Âlemin devr edip dönmesi işi meydana geldiği vakit, yaratılış hakkında her oturtulup istivâ edilen başlangıçlar üzerine avdetin döndürüldüğü felek inşâ edilmiş, giydirilmesi gerekenlerin giydirilişi ve hissedileceklerin akla yerleştirilmesi meydana gelmiştir. En küçük âlemdeki en büyük varlığın esrârı vücut bulup iâde edilmiştir. O ise onun dönüşlerinin sizin başlangıcınız gibi olduğuna bir işârettir.
Nitekim biz ilk yaratılışı size bildirdik. [31b] Şâyet onlar zikredilmeselerdi, bu nedenle akıllarını boşa kullandıkları için O'na karşı mahcup kılınacak:
"Bizi çukurun içinde döndürenleri getirin!" diyeceklerdi. Vârid olandan yüz çevirmekten başka, ziyâdesiyle hakikatin yaratılışı da burası hakkında değildir.
Onun manası eğer, öne geçtiği şey hakkında beyan edilmemiş olursa, buranın onun nihâyete erdiği yer olduğu düşünülebilir. Âlem-i ekber'de sayılabilecek, ya da mücâdeleler makâmıyla ondan ayırt edilebilecek kaç insan vardır? O hissen en son var edilen, nefsen ilk var edilendir; âlem-i kebîr cümlesinden vâr edilmiştir. O'nun nüshası neredendir; onun tecrübe edilişine nisbet edildiği fi'ili cümlesinden olmaz mı? Gözünü tut, bakışını çevir, konuşmaktan ve tartışmaktan sıyrıl! Fikrini ve murâkabeni tut, Resûl'ün sana getirdiği şeye kabulü gerçekleştir! Körlük perdesini gözünden kaldırıp, bunun parıltısı üzerinde dur!
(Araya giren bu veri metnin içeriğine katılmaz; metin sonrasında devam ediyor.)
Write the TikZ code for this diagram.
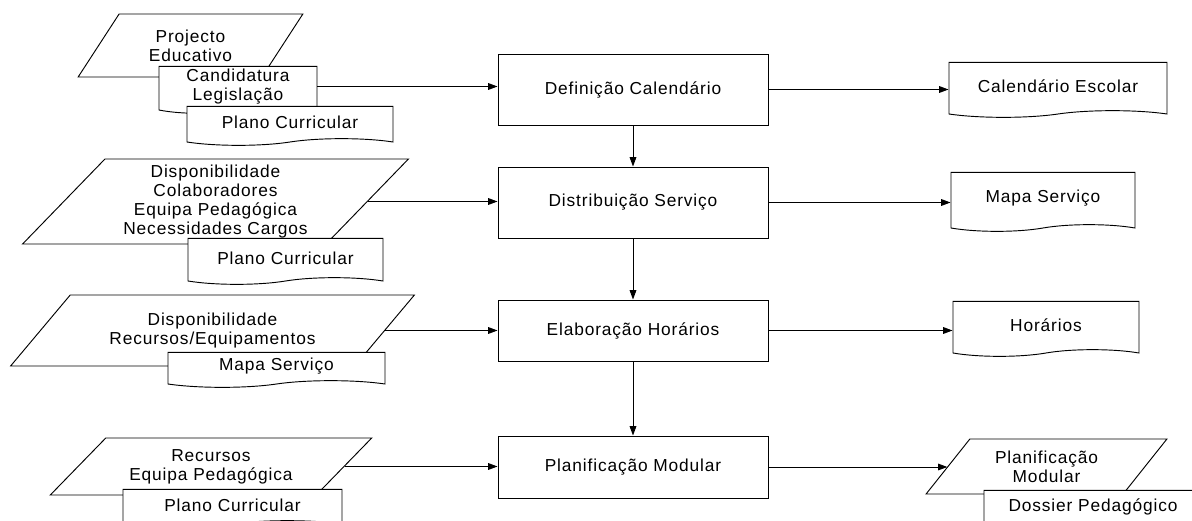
\documentclass[tikz,border=0pt]{standalone}
\usepackage{fontspec}
\setmainfont{Liberation Sans}[LetterSpace=5]
\usetikzlibrary{arrows.meta,shapes.geometric,shapes.symbols}

\begin{document}
\begin{tikzpicture}[
  x=0.75pt,
  y=-0.75pt,
  >={Triangle[length=7pt,width=5pt]},
  font=\fontsize{13}{14.3}\selectfont,
  proc/.style={draw,line width=0.7pt,minimum width=202.5pt,align=center,
    inner sep=2pt},
  docu/.style={shape=tape,draw,fill=white,line width=0.7pt,tape bend top=none,
    tape bend bottom=in and out,tape bend height=5pt,inner sep=1pt,
    align=center},
  dados/.style={trapezium,draw,fill=white,line width=0.7pt,
    trapezium stretches=true,inner sep=1pt,align=center},
  flow/.style={->,line width=0.7pt}
]
  \fill[white] (0,0) rectangle (1192,521);
  \clip (0,0) rectangle (1192,521);

  % processos
  \node[proc,minimum height=53.25pt] (defcal) at (633,89.5)
    {Definição Calendário};
  \node[proc,minimum height=53.25pt] (distserv) at (633,202.5)
    {Distribuição Serviço};
  \node[proc,minimum height=45.75pt] (elabhor) at (633,330.5)
    {Elaboração Horários};
  \node[proc,minimum height=46.5pt] (planmod) at (633,467)
    {Planificação Modular};

  % entradas
  \node[dados,trapezium left angle=54.5,trapezium right angle=125.5,
    minimum width=168.75pt,minimum height=47.25pt] (projed) at (190.5,45.5)
    {Projecto\\Educativo};
  \node[docu,minimum width=118.5pt,minimum height=35.25pt] (candleg)
    at (238,86.5) {Candidatura\\Legislação};
  \node[docu,minimum width=154.5pt,minimum height=29.25pt] (placur1)
    at (290,122.5) {Plano Curricular};

  \node[dados,trapezium left angle=47.5,trapezium right angle=132.5,
    minimum width=290.25pt,minimum height=63.75pt] (dispcol) at (215.5,201.5)
    {Disponibilidade\\Colaboradores\\Equipa Pedagógica\\Necessidades Cargos};
  \node[docu,minimum width=146.25pt,minimum height=34.5pt] (placur2)
    at (285.5,258) {Plano Curricular};

  \node[dados,trapezium left angle=40.9,trapezium right angle=139.1,
    minimum width=303.75pt,minimum height=53.25pt] (disprec) at (212.5,330.5)
    {Disponibilidade\\Recursos/Equipamentos};
  \node[docu,minimum width=162.75pt,minimum height=26.25pt] (mapaent)
    at (276.5,366.5) {Mapa Serviço};

  \node[dados,trapezium left angle=40.4,trapezium right angle=139.6,
    minimum width=241.5pt,minimum height=42.75pt] (recequ) at (211,466.5)
    {Recursos\\Equipa Pedagógica};
  \node[docu,minimum width=164.25pt,minimum height=28.5pt] (placur4)
    at (232.5,505) {Plano Curricular};

  % saidas
  \node[docu,minimum width=163.5pt,minimum height=41.25pt] (calesc)
    at (1058,86.5) {Calendário Escolar};
  \node[docu,minimum width=138pt,minimum height=44.25pt] (mapasai)
    at (1043,198.5) {Mapa Serviço};
  \node[docu,minimum width=139.5pt,minimum height=41.25pt] (horarios)
    at (1046,325.5) {Horários};
  \node[dados,trapezium left angle=48.8,trapezium right angle=131.2,
    minimum width=180.75pt,minimum height=41.25pt] (plansai) at (1046.5,466.5)
    {Planificação\\Modular};
  \node[docu,minimum width=163.5pt,minimum height=30pt] (dossier)
    at (1093,507) {Dossier Pedagógico};

  \draw[flow] (candleg.east) -- (candleg.east -| defcal.west);
  \draw[flow] (dispcol.east) -- (dispcol.east -| distserv.west);
  \draw[flow] (disprec.east) -- (disprec.east -| elabhor.west);
  \draw[flow] (recequ.east) -- (recequ.east -| planmod.west);

  \draw[flow] (defcal) -- (distserv);
  \draw[flow] (distserv) -- (elabhor);
  \draw[flow] (elabhor) -- (planmod);

  \draw[flow] (defcal.east) -- (defcal.east -| calesc.west);
  \draw[flow] (distserv.east) -- (distserv.east -| mapasai.west);
  \draw[flow] (elabhor.east) -- (elabhor.east -| horarios.west);
  \draw[flow] (planmod.east) -- (planmod.east -| plansai.west);
\end{tikzpicture}
\end{document}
İşte bu nükte sana onun kadrini bildirir ve seni onun işinin hakîkatine ettirir. Bu ise işin zübdesi ve sırrın en gizlisidir.
Dilersen sana haber vereyim, dinle! Sır olan şey sende hâsıl olsun âlemin nerede ve insanın gözde toplandığını gör!..
Sen nerede olursan ol, O'nunla olursun. Özde kalırsan sana O'ndan haber veremem, Hakk ile nerede yok olunacağını da bilemezsin. Şu hâlde sen yalnız iki iş sana berzah olduğu için, "Likâ"nın da, "İlkâ"nın da sâhibi, nüzulün de ve iltikânın da seyyidisin. Nerede olduğuna bir bak ve özüne yerleştir! Sen Hakk'ın işine ve halkla benim yaratılışıma vâkıf olduğun sürece, ben seni te'vilden müberrâ ve tafsîlden mukaddesim.
İşte kendisinde kalp bulunan kimse için özün özü budur:
"O'nda soyun!"
Umulur ki, O'na ulaşmaya ehil olan kimsenin olamadığı şekilde vuslata erişirsin. Bütün cinslerin ve inşâların içinde mevcut olduğu, kendisini aşağıların aşağısı ve yücelerin yücesi kılan âlem işte budur. İnsan O'ndan ayrı kalışına göre, tüm bu mana üzere ziyâde kılınan şeyle değil; O'nunla ittifâkın beyanına göre bu cinslere ve özlere teşmil edebilir.
İşte bu vech üzere bir fi'ille, düzgün şekilde sözden soyunursan, sen de O'nun nüshası olabilirsin.
Bil ki insan, "Âlemin rûhu"nu da, "Cisim âlemi"ni de kendi iktizâsı üzere keşfeder ve öğrenir. Şu hâlde O'nun, hem onu kendisiyle bâkî kıldığı, hem de yeri ve gökleri kendisiyle ayırdığı şey, dünyevî âlemin rûhudur. Uhrevî âlem ise, bu insânî rûhu, kendisi hakkındaki Rabbânî emrin nefhine ulaştırır. Şu hâle göre o da, Âdem'in ruhûn üflenişinden, ya da yeryüzünün güneşle aydınlanışından önceki sûreti gibidir.
İşte bu insânî neş'et bu dünyevî âlemden alınınca düzen bozulur, ayırım yerle bir olur, kendisini bir perde kaplar ve dünyâ onunla örtünmüş veya bürünmüş gibi olur.
Ruh, insanın her iki diyarda da âlemlerde zuhûr ettiği bu hudud üzere; Ehâdiyyet'le kâim kılınan "Hakîkatü'l-Muhammediyye"nin yaratıldığı âlemde, kendisine nefhetmiş olan Hakk'a izâfe edilmiştir.